◆ Problem description ◆
Skip every image and restate the data word for word.

start Recorded information

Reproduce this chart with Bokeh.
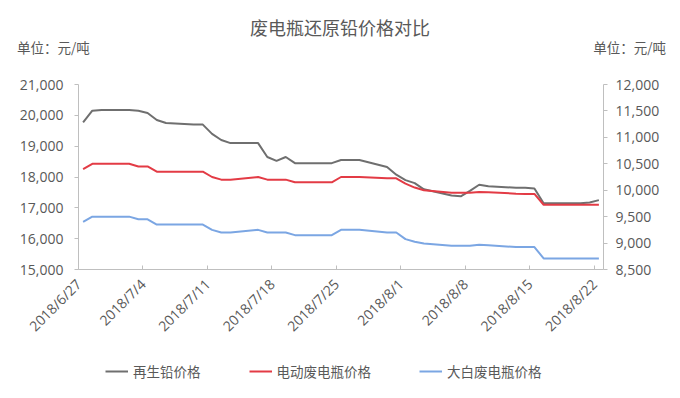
import math
import pandas as pd
from bokeh.plotting import figure
from bokeh.layouts import column
from bokeh.models import Range1d, LinearAxis, FixedTicker, NumeralTickFormatter, Legend, LegendItem, Div
from bokeh.embed import file_html
from bokeh.resources import INLINE

title_text = "废电瓶还原铅价格对比"
unit_text = "单位：元/吨"
series_names = ["再生铅价格", "电动废电瓶价格", "大白废电瓶价格"]

dates = ["2018-06-27", "2018-06-28", "2018-06-29", "2018-07-02", "2018-07-03", "2018-07-04",
         "2018-07-05", "2018-07-06", "2018-07-09", "2018-07-10", "2018-07-11", "2018-07-12",
         "2018-07-13", "2018-07-16", "2018-07-17", "2018-07-18", "2018-07-19", "2018-07-20",
         "2018-07-23", "2018-07-24", "2018-07-25", "2018-07-26", "2018-07-27", "2018-07-30",
         "2018-07-31", "2018-08-01", "2018-08-02", "2018-08-03", "2018-08-06", "2018-08-07",
         "2018-08-08", "2018-08-09", "2018-08-10", "2018-08-13", "2018-08-14", "2018-08-15",
         "2018-08-16", "2018-08-17", "2018-08-20", "2018-08-21", "2018-08-22"]

lead_price = [19775, 20150, 20175, 20175, 20150, 20075,
              19850, 19750, 19700, 19700, 19400, 19200,
              19100, 19100, 18650, 18525, 18650, 18450,
              18450, 18450, 18550, 18550, 18550, 18325,
              18075, 17900, 17800, 17600, 17400, 17375,
              17550, 17750, 17700, 17650, 17650, 17625,
              17150, 17150, 17150, 17175, 17250]

ebike_battery_price = [10400, 10500, 10500, 10500, 10450, 10450,
                       10350, 10350, 10350, 10350, 10250, 10200,
                       10200, 10250, 10200, 10200, 10200, 10150,
                       10150, 10150, 10250, 10250, 10250, 10225,
                       10225, 10125, 10050, 10000, 9950, 9950,
                       9950, 9965, 9960, 9935, 9930, 9930,
                       9725, 9725, 9725, 9725, 9725]

white_battery_price = [9400, 9500, 9500, 9500, 9450, 9450,
                       9350, 9350, 9350, 9350, 9250, 9200,
                       9200, 9250, 9200, 9200, 9200, 9150,
                       9150, 9150, 9250, 9250, 9250, 9200,
                       9200, 9075, 9025, 8990, 8950, 8950,
                       8950, 8970, 8960, 8925, 8925, 8925,
                       8710, 8710, 8710, 8710, 8710]

x_tick_dates = ["2018-06-27", "2018-07-04", "2018-07-11", "2018-07-18", "2018-07-25",
                "2018-08-01", "2018-08-08", "2018-08-15", "2018-08-22"]
x_tick_labels = ["2018/6/27", "2018/7/4", "2018/7/11", "2018/7/18", "2018/7/25",
                 "2018/8/1", "2018/8/8", "2018/8/15", "2018/8/22"]
left_ticks = [15000, 16000, 17000, 18000, 19000, 20000, 21000]
right_ticks = [8500, 9000, 9500, 10000, 10500, 11000, 11500, 12000]

CJK = "Noto Sans CJK SC"
NUM = "Open Sans"
TEXT = "#595959"
AXIS = "#bfbfbf"

# layout geometry (pixels): the frame spans the whole figure, the axes are pinned inside it
FIG_W = 680
PLOT_LEFT, PLOT_W = 78, 525      # horizontal band of the plotting area
PLOT_PX = 185                    # height of the 15,000-21,000 band
TOP_PAD = 12                     # frame room above the top tick label
FRAME_PX = 324                   # frame also holds the date labels and legend below
bot_extra = (FRAME_PX - PLOT_PX - TOP_PAD) / PLOT_PX
top_extra = TOP_PAD / PLOT_PX

start = pd.Timestamp(dates[0])
xs = [(pd.Timestamp(d) - start).days + 0.5 for d in dates]
tick_pos = [(pd.Timestamp(d) - start).days for d in x_tick_dates]
x0, x1 = 0, tick_pos[-1] + 1
per_px = (x1 - x0) / PLOT_W

header = Div(width=FIG_W, height=60, margin=0, text=(
    '<div style="position:relative;width:680px;height:60px;color:%s;font-family:\'%s\';">'
    '<div style="position:absolute;left:0;top:16px;width:680px;text-align:center;'
    'font-size:18px;line-height:22px;white-space:nowrap;">%s</div>'
    '<div style="position:absolute;left:17px;top:39px;font-size:13.5px;line-height:16px;'
    'white-space:nowrap;">%s</div>'
    '<div style="position:absolute;right:14px;top:39px;font-size:13.5px;line-height:16px;'
    'white-space:nowrap;">%s</div>'
    '</div>') % (TEXT, CJK, title_text, unit_text, unit_text))

l0, l1 = left_ticks[0], left_ticks[-1]
r0, r1_ = right_ticks[0], right_ticks[-1]
p = figure(frame_width=FIG_W, frame_height=FRAME_PX,
           min_border_left=0, min_border_right=0, min_border_top=60 + 24 - 60 - TOP_PAD,
           min_border_bottom=2,
           x_range=Range1d(x0 - PLOT_LEFT * per_px, x1 + (FIG_W - PLOT_LEFT - PLOT_W) * per_px),
           y_range=Range1d(l0 - (l1 - l0) * bot_extra, l1 + (l1 - l0) * top_extra),
           output_backend="svg", toolbar_location=None)
p.extra_y_ranges = {"right": Range1d(r0 - (r1_ - r0) * bot_extra, r1_ + (r1_ - r0) * top_extra)}
p.outline_line_color = None
p.xgrid.visible = False
p.ygrid.visible = False
p.background_fill_color = "white"
p.border_fill_color = "white"

r1 = p.line(xs, lead_price, line_color="#6f6f6f", line_width=2)
r2 = p.line(xs, ebike_battery_price, line_color="#e33b45", line_width=2, y_range_name="right")
r3 = p.line(xs, white_battery_price, line_color="#7ba6e3", line_width=2, y_range_name="right")

def style_axis(ax):
    ax.axis_line_color = AXIS
    ax.major_tick_line_color = AXIS
    ax.minor_tick_line_color = None
    ax.major_label_text_color = TEXT
    ax.major_label_text_font = NUM
    ax.major_label_text_font_size = "14px"

xa = p.xaxis[0]
style_axis(xa)
xa.fixed_location = l0
xa.bounds = (x0, x1)
xa.ticker = FixedTicker(ticks=tick_pos)
xa.major_label_overrides = {pos: lab for pos, lab in zip(tick_pos, x_tick_labels)}
xa.major_label_orientation = math.pi / 4
xa.major_tick_in = 4
xa.major_tick_out = 0
xa.major_label_standoff = 12

ya = p.yaxis[0]
style_axis(ya)
ya.fixed_location = x0
ya.bounds = (l0, l1)
ya.ticker = FixedTicker(ticks=left_ticks)
ya.formatter = NumeralTickFormatter(format="0,0")
ya.major_tick_in = 0
ya.major_tick_out = 4
ya.major_label_standoff = 11

ra = LinearAxis(y_range_name="right")
style_axis(ra)
ra.fixed_location = x1
ra.bounds = (r0, r1_)
ra.ticker = FixedTicker(ticks=right_ticks)
ra.formatter = NumeralTickFormatter(format="0,0")
ra.major_tick_in = 0
ra.major_tick_out = 4
ra.major_label_standoff = 8
p.add_layout(ra, "right")

legend = Legend(items=[LegendItem(label=series_names[0], renderers=[r1]),
                       LegendItem(label=series_names[1], renderers=[r2]),
                       LegendItem(label=series_names[2], renderers=[r3])],
                orientation="horizontal", location=(105, 15),
                border_line_color=None, background_fill_alpha=0,
                glyph_width=23, glyph_height=16, label_standoff=5, spacing=48,
                padding=0, margin=0, label_text_font=CJK, label_text_font_size="13.5px",
                label_text_color=TEXT, label_height=16)
p.add_layout(legend)

page = column(header, p, spacing=0)
open("out.html", "w").write(file_html(page, INLINE))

end Recorded information

◆ Worked answer ◆
Reproduce this chart with Bokeh.
import math
import pandas as pd
from bokeh.plotting import figure
from bokeh.layouts import column
from bokeh.models import Range1d, LinearAxis, FixedTicker, NumeralTickFormatter, Legend, LegendItem, Div
from bokeh.embed import file_html
from bokeh.resources import INLINE

title_text = "废电瓶还原铅价格对比"
unit_text = "单位：元/吨"
series_names = ["再生铅价格", "电动废电瓶价格", "大白废电瓶价格"]

dates = ["2018-06-27", "2018-06-28", "2018-06-29", "2018-07-02", "2018-07-03", "2018-07-04",
         "2018-07-05", "2018-07-06", "2018-07-09", "2018-07-10", "2018-07-11", "2018-07-12",
         "2018-07-13", "2018-07-16", "2018-07-17", "2018-07-18", "2018-07-19", "2018-07-20",
         "2018-07-23", "2018-07-24", "2018-07-25", "2018-07-26", "2018-07-27", "2018-07-30",
         "2018-07-31", "2018-08-01", "2018-08-02", "2018-08-03", "2018-08-06", "2018-08-07",
         "2018-08-08", "2018-08-09", "2018-08-10", "2018-08-13", "2018-08-14", "2018-08-15",
         "2018-08-16", "2018-08-17", "2018-08-20", "2018-08-21", "2018-08-22"]

lead_price = [19775, 20150, 20175, 20175, 20150, 20075,
              19850, 19750, 19700, 19700, 19400, 19200,
              19100, 19100, 18650, 18525, 18650, 18450,
              18450, 18450, 18550, 18550, 18550, 18325,
              18075, 17900, 17800, 17600, 17400, 17375,
              17550, 17750, 17700, 17650, 17650, 17625,
              17150, 17150, 17150, 17175, 17250]

ebike_battery_price = [10400, 10500, 10500, 10500, 10450, 10450,
                       10350, 10350, 10350, 10350, 10250, 10200,
                       10200, 10250, 10200, 10200, 10200, 10150,
                       10150, 10150, 10250, 10250, 10250, 10225,
                       10225, 10125, 10050, 10000, 9950, 9950,
                       9950, 9965, 9960, 9935, 9930, 9930,
                       9725, 9725, 9725, 9725, 9725]

white_battery_price = [9400, 9500, 9500, 9500, 9450, 9450,
                       9350, 9350, 9350, 9350, 9250, 9200,
                       9200, 9250, 9200, 9200, 9200, 9150,
                       9150, 9150, 9250, 9250, 9250, 9200,
                       9200, 9075, 9025, 8990, 8950, 8950,
                       8950, 8970, 8960, 8925, 8925, 8925,
                       8710, 8710, 8710, 8710, 8710]

x_tick_dates = ["2018-06-27", "2018-07-04", "2018-07-11", "2018-07-18", "2018-07-25",
                "2018-08-01", "2018-08-08", "2018-08-15", "2018-08-22"]
x_tick_labels = ["2018/6/27", "2018/7/4", "2018/7/11", "2018/7/18", "2018/7/25",
                 "2018/8/1", "2018/8/8", "2018/8/15", "2018/8/22"]
left_ticks = [15000, 16000, 17000, 18000, 19000, 20000, 21000]
right_ticks = [8500, 9000, 9500, 10000, 10500, 11000, 11500, 12000]

CJK = "Noto Sans CJK SC"
NUM = "Open Sans"
TEXT = "#595959"
AXIS = "#bfbfbf"

# layout geometry (pixels): the frame spans the whole figure, the axes are pinned inside it
FIG_W = 680
PLOT_LEFT, PLOT_W = 78, 525      # horizontal band of the plotting area
PLOT_PX = 185                    # height of the 15,000-21,000 band
TOP_PAD = 12                     # frame room above the top tick label
FRAME_PX = 324                   # frame also holds the date labels and legend below
bot_extra = (FRAME_PX - PLOT_PX - TOP_PAD) / PLOT_PX
top_extra = TOP_PAD / PLOT_PX

start = pd.Timestamp(dates[0])
xs = [(pd.Timestamp(d) - start).days + 0.5 for d in dates]
tick_pos = [(pd.Timestamp(d) - start).days for d in x_tick_dates]
x0, x1 = 0, tick_pos[-1] + 1
per_px = (x1 - x0) / PLOT_W

header = Div(width=FIG_W, height=60, margin=0, text=(
    '<div style="position:relative;width:680px;height:60px;color:%s;font-family:\'%s\';">'
    '<div style="position:absolute;left:0;top:16px;width:680px;text-align:center;'
    'font-size:18px;line-height:22px;white-space:nowrap;">%s</div>'
    '<div style="position:absolute;left:17px;top:39px;font-size:13.5px;line-height:16px;'
    'white-space:nowrap;">%s</div>'
    '<div style="position:absolute;right:14px;top:39px;font-size:13.5px;line-height:16px;'
    'white-space:nowrap;">%s</div>'
    '</div>') % (TEXT, CJK, title_text, unit_text, unit_text))

l0, l1 = left_ticks[0], left_ticks[-1]
r0, r1_ = right_ticks[0], right_ticks[-1]
p = figure(frame_width=FIG_W, frame_height=FRAME_PX,
           min_border_left=0, min_border_right=0, min_border_top=60 + 24 - 60 - TOP_PAD,
           min_border_bottom=2,
           x_range=Range1d(x0 - PLOT_LEFT * per_px, x1 + (FIG_W - PLOT_LEFT - PLOT_W) * per_px),
           y_range=Range1d(l0 - (l1 - l0) * bot_extra, l1 + (l1 - l0) * top_extra),
           output_backend="svg", toolbar_location=None)
p.extra_y_ranges = {"right": Range1d(r0 - (r1_ - r0) * bot_extra, r1_ + (r1_ - r0) * top_extra)}
p.outline_line_color = None
p.xgrid.visible = False
p.ygrid.visible = False
p.background_fill_color = "white"
p.border_fill_color = "white"

r1 = p.line(xs, lead_price, line_color="#6f6f6f", line_width=2)
r2 = p.line(xs, ebike_battery_price, line_color="#e33b45", line_width=2, y_range_name="right")
r3 = p.line(xs, white_battery_price, line_color="#7ba6e3", line_width=2, y_range_name="right")

def style_axis(ax):
    ax.axis_line_color = AXIS
    ax.major_tick_line_color = AXIS
    ax.minor_tick_line_color = None
    ax.major_label_text_color = TEXT
    ax.major_label_text_font = NUM
    ax.major_label_text_font_size = "14px"

xa = p.xaxis[0]
style_axis(xa)
xa.fixed_location = l0
xa.bounds = (x0, x1)
xa.ticker = FixedTicker(ticks=tick_pos)
xa.major_label_overrides = {pos: lab for pos, lab in zip(tick_pos, x_tick_labels)}
xa.major_label_orientation = math.pi / 4
xa.major_tick_in = 4
xa.major_tick_out = 0
xa.major_label_standoff = 12

ya = p.yaxis[0]
style_axis(ya)
ya.fixed_location = x0
ya.bounds = (l0, l1)
ya.ticker = FixedTicker(ticks=left_ticks)
ya.formatter = NumeralTickFormatter(format="0,0")
ya.major_tick_in = 0
ya.major_tick_out = 4
ya.major_label_standoff = 11

ra = LinearAxis(y_range_name="right")
style_axis(ra)
ra.fixed_location = x1
ra.bounds = (r0, r1_)
ra.ticker = FixedTicker(ticks=right_ticks)
ra.formatter = NumeralTickFormatter(format="0,0")
ra.major_tick_in = 0
ra.major_tick_out = 4
ra.major_label_standoff = 8
p.add_layout(ra, "right")

legend = Legend(items=[LegendItem(label=series_names[0], renderers=[r1]),
                       LegendItem(label=series_names[1], renderers=[r2]),
                       LegendItem(label=series_names[2], renderers=[r3])],
                orientation="horizontal", location=(105, 15),
                border_line_color=None, background_fill_alpha=0,
                glyph_width=23, glyph_height=16, label_standoff=5, spacing=48,
                padding=0, margin=0, label_text_font=CJK, label_text_font_size="13.5px",
                label_text_color=TEXT, label_height=16)
p.add_layout(legend)

page = column(header, p, spacing=0)
open("out.html", "w").write(file_html(page, INLINE))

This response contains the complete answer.